|History of Early Jet Engines|
|Part 2: The First Jet Engine - A Short History of Early Engines|
|Picture of Turbojet Engine|
Henri Giffard built an airship which was powered by the first aircraft engine, a three-horse power steam engine. It was very heavy, too heavy to fly.
In 1874, Felix de Temple, built a monoplane that flew just a short hop down a hill with the help of a coal fired steam engine.
Otto Daimler in the late 1800's, invented the first gasoline engine.
In 1894, American Hiram Maxim tried to power his triple biplane with two coal fired steam engines. It only flew for a few seconds.
The early steam engines were powered by heated coal and were generally much too heavy for flight.
American Samuel Langley made a model airplanes that were powered by steam engines.

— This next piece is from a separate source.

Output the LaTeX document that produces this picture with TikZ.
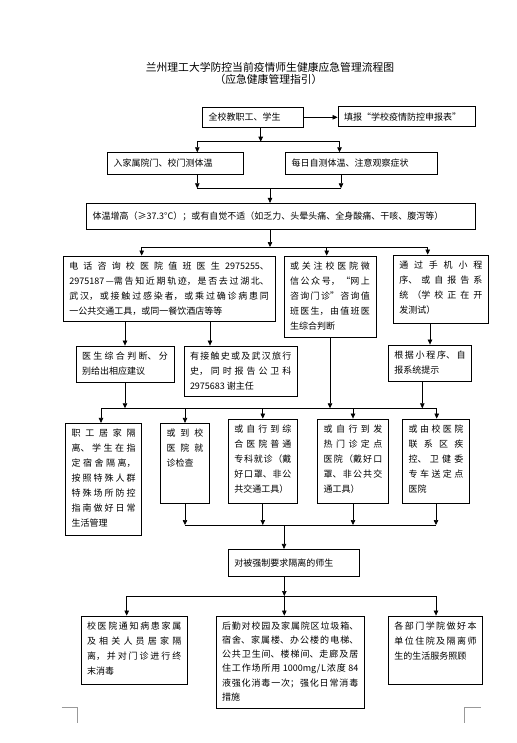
\documentclass[tikz,border=0pt]{standalone}
\usepackage{fontspec}
\setmainfont{Noto Sans CJK SC}
\usetikzlibrary{arrows.meta}
\XeTeXlinebreaklocale "zh"
\XeTeXlinebreakskip = 0pt plus 2pt

\begin{document}
\begin{tikzpicture}[
    x=1pt, y=-1pt,
    box/.style={rectangle, draw, line width=0.8pt, align=justify, inner xsep=6pt, inner ysep=5pt, font=\fontsize{9}{15}\selectfont},
    tall/.style={box, text height=8pt, text depth=#1},
    arrow/.style={-{Triangle[length=5pt, width=4.5pt]}, line width=0.7pt},
    bus/.style={line width=0.7pt},
    title/.style={font=\fontsize{10.8}{12}\selectfont},
    crop/.style={draw=black!40, line width=0.6pt},
]
\useasboundingbox (0,0) rectangle (516,743);

% Title
\node[title] (title) at (270,67.7) {兰州理工大学防控当前疫情师生健康应急管理流程图};
\node[title] (subtitle) at (268.5,79.3) {（应急健康管理指引）};

% Top rows
\node[box, text width=88.6pt, minimum height=20pt] (all) at (253,117.3) {全校教职工、学生};
\node[box, text width=125pt, minimum height=20pt] (report) at (406.5,116.7) {填报“学校疫情防控申报表”};
\node[box, text width=123.6pt, minimum height=21.6pt] (gate) at (175.5,163.5) {入家属院门、校门测体温};
\node[box, text width=139.6pt, minimum height=21.6pt] (self) at (361.5,163.5) {每日自测体温、注意观察症状};
\node[box, text width=376.3pt, minimum height=26pt] (fever) at (280.85,216.3) {体温增高（≥37.3°C）；或有自觉不适（如乏力、头晕头痛、全身酸痛、干咳、腹泻等）};

% Consultation
\node[tall=47.7pt, text width=199.7pt] (phone) at (169.15,288.85) {电话咨询校医院值班医生2975255、\linebreak 2975187—需告知近期轨迹，是否去过湖北、\linebreak 武汉，或接触过感染者，或乘过确诊病患同\linebreak 一公共交通工具，或同一餐饮酒店等等};
\node[tall=63pt, text width=80pt] (wechat) at (330,296.5) {或关注校医院微\linebreak 信公众号，“网上\linebreak 咨询门诊”咨询值\linebreak 班医生，由值班医\linebreak 生综合判断};
\node[tall=50.3pt, text width=83pt] (app) at (440.8,289.15) {通过手机小程\linebreak 序、或自报告系\linebreak 统（学校正在开\linebreak 发测试）};

\node[tall=18.3pt, text width=86pt] (doctor) at (125,364.15) {医生综合判断、分\linebreak 别给出相应建议};
\node[tall=32.7pt, text width=101.3pt] (contact) at (240.65,371.35) {有接触史或及武汉旅行\linebreak 史，同时报告公卫科\linebreak 2975683 谢主任};
\node[tall=18.7pt, text width=71.4pt] (prompt) at (430,363.35) {根据小程序、自\linebreak 报系统提示};

% Actions
\node[tall=93.7pt, text width=64pt] (home) at (103.7,479.15) {职工居家隔\linebreak 离、学生在指\linebreak 定宿舍隔离，\linebreak 按照特殊人群\linebreak 特殊场所防控\linebreak 指南做好日常\linebreak 生活管理};
\node[tall=62pt, text width=36.6pt] (clinic) at (185,463.3) {或到校\linebreak 医院就\linebreak 诊检查};
\node[tall=66.3pt, text width=57pt] (general) at (262.8,461.15) {或自行到综\linebreak 合医院普通\linebreak 专科就诊（戴\linebreak 好口罩、非公\linebreak 共交通工具）};
\node[tall=66.3pt, text width=58.6pt] (fevercl) at (353,461.15) {或自行到发\linebreak 热门诊定点\linebreak 医院（戴好口\linebreak 罩、非公共交\linebreak 通工具）};
\node[tall=66.3pt, text width=54.6pt] (cdc) at (436,461.15) {或由校医院\linebreak 联系区疾\linebreak 控、卫健委\linebreak 专车送定点\linebreak 医院};

\node[box, text width=119pt, minimum height=26.7pt] (forced) at (293.8,562.65) {对被强制要求隔离的师生};

% Follow-up
\node[tall=50pt, text width=94.3pt] (notify) at (134.15,650) {校医院通知病患家属\linebreak 及相关人员居家隔\linebreak 离，并对门诊进行终\linebreak 末消毒};
\node[tall=74.3pt, text width=136.3pt, font=\fontsize{9}{14.3}\selectfont] (logistic) at (290.15,662.15) {后勤对校园及家属院区垃圾箱、\linebreak 宿舍、家属楼、办公楼的电梯、\linebreak 公共卫生间、楼梯间、走廊及居\linebreak 住工作场所用 1000mg/L浓度 84\linebreak 液强化消毒一次；强化日常消毒\linebreak 措施};
\node[tall=50pt, text width=82.4pt] (dept) at (435.5,650) {各部门学院做好本\linebreak 单位住院及隔离师\linebreak 生的生活服务照顾};

% Junctions
\coordinate (s1) at (260.7,141.7);
\coordinate (s1l) at (197.3,141.7);
\coordinate (s1r) at (339.5,141.7);
\coordinate (s2l) at (197.3,188.3);
\coordinate (s2r) at (341,188.3);
\coordinate (s2) at (270,188.3);
\coordinate (s3) at (270,247);
\coordinate (s3l) at (141.7,247);
\coordinate (s3m) at (326.7,247);
\coordinate (s3r) at (427.7,247);
\coordinate (pc) at (210,334);
\coordinate (ps) at (422.3,394);
\coordinate (s4l) at (101,408.3);
\coordinate (s4r) at (436.7,408.3);
\coordinate (s5l) at (185,525);
\coordinate (s5r) at (436,525);
\coordinate (s5) at (284,525);
\coordinate (s6) at (284.3,596);
\coordinate (s6l) at (126.7,596);
\coordinate (s6r) at (436,596);

% Arrows
\draw[arrow] (all.east) -- (all.east -| report.west);
\draw[arrow] (all.south -| s1) -- (s1);
\draw[bus] (s1l) -- (s1r);
\draw[arrow] (s1l) -- (s1l |- gate.north);
\draw[arrow] (s1r) -- (s1r |- self.north);
\draw[arrow] (gate.south -| s2l) -- (s2l);
\draw[arrow] (self.south -| s2r) -- (s2r);
\draw[bus] (s2l) -- (s2r);
\draw[arrow] (s2) -- (s2 |- fever.north);
\draw[arrow] (fever.south -| s3) -- (s3);
\draw[bus] (s3l) -- (s3r);
\draw[arrow] (s3l) -- (s3l |- phone.north);
\draw[arrow] (s3m) -- (s3m |- wechat.north);
\draw[arrow] (s3r) -- (s3r |- app.north);

\draw[arrow] (phone.south -| doctor) -- (doctor.north);
\draw[arrow] (phone.south -| pc) -- (contact.north -| pc);
\draw[arrow] (app.south -| prompt) -- (prompt.north);

\draw[arrow] (doctor.south) -- (doctor.south |- s4l);
\draw[arrow] (wechat.south) -- (wechat.south |- s4l);
\draw[arrow] (prompt.south -| ps) -- (ps |- s4l);
\draw[bus] (s4l) -- (s4r);
\draw[arrow] (s4l) -- (s4l |- home.north);
\draw[arrow] (clinic.north |- s4l) -- (clinic.north);
\draw[arrow] (general.north |- s4l) -- (general.north);
\draw[arrow] (fevercl.north |- s4l) -- (fevercl.north);
\draw[arrow] (s4r) -- (s4r |- cdc.north);

\draw[arrow] (clinic.south) -- (clinic.south |- s5l);
\draw[arrow] (general.south) -- (general.south |- s5l);
\draw[arrow] (fevercl.south) -- (fevercl.south |- s5l);
\draw[arrow] (cdc.south) -- (cdc.south |- s5l);
\draw[bus] (s5l) -- (s5r);
\draw[arrow] (s5) -- (s5 |- forced.north);

\draw[arrow] (forced.south -| s6) -- (s6);
\draw[bus] (s6l) -- (s6r);
\draw[arrow] (s6l) -- (s6l |- notify.north);
\draw[arrow] (s6) -- (s6 |- logistic.north);
\draw[arrow] (s6r) -- (s6r |- dept.north);

% Page corners
\draw[crop] (61.7,707.3) -- (77.3,707.3) -- (77.3,723.3);
\draw[crop] (480.7,707.3) -- (464,707.3) -- (464,723.3);

\end{tikzpicture}
\end{document}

In 1896, he was successful in flying an unmanned airplane with a steam-powered engine, called the Aerodrome. It flew about 1 mile before it ran out of steam. He then tried to build a full sized plane, the Aerodrome A, with a gas powered engine. In 1903, it crashed immediately after being launched from a house boat.
In 1903, the Wright Brothers flew, "The Flyer", with a 12 horse power gas powered engine.
From 1903, the year of the Wright Brothers first flight, to the late 1930s the gas powered reciprocating internal-combustion engine with a propeller was the sole means used to propel aircraft.
It was Frank Whittle, a British pilot, who designed the first turbo jet engine in 1930. The first Whittle engine successfully flew in April, 1937. This engine featured a multistage compressor, and a combustion chamber, a single stage turbine and a nozzle.
The first jet airplane to successfully use this type of engine was the German Heinkel He 178 invented by Hans Von Ohain. It was the world's first turbojet powered flight.
General Electric for the US Army Air Force built the first American jet plane. It was the XP-59A experimental aircraft.